Hammett ne gaspille pas de mots. Il tire juste et seulement quand il est sûr de toucher. J’avais déjà vanté ses mérites en chroniquant un recueil de nouvelles Jungle urbaine, (chez Bibliomnibus) et franchement, ce gars a inventé quelque chose et le Noir après lui, ne fut plus jamais le même.

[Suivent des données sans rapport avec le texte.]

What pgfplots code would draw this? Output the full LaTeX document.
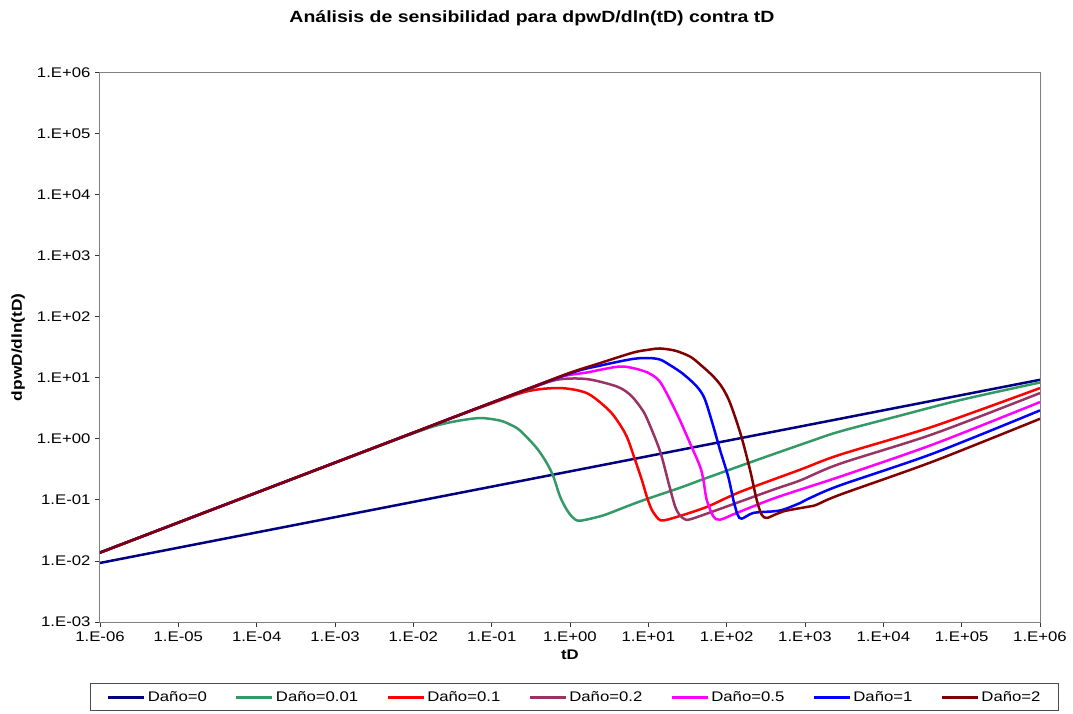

Quand je lis le papa de Spade, je prends une leçon d’écriture. Chaque phrase est une flèche décochée, et chaque flèche met dans le mille. À le lire, avec ses phrases efficaces et sobres, on peut être amené à penser que c’est facile d’écrire ce genre d’histoire. Penser cela c’est ne pas avoir la moindre idée de la somme de travail nécessaire pour parvenir à ce résultat. D’une manière générale, en art, quand ça à l’air facile c’est que ça ne l’est pas. Il a dû en passer du temps à ergoter sur un mot plutôt qu’un autre, modifier une tournure, inverser une phrase, manipuler les compléments d’objet comme des pièces sur un jeu d’échec. Décider que tel verbe est plus adapté qu’un autre, épurer, supprimer ce qui embarrasse, qui risque d’alourdir le voyage du lecteur. Un boulot titanesque pour rendre un roman comme Le faucon maltais.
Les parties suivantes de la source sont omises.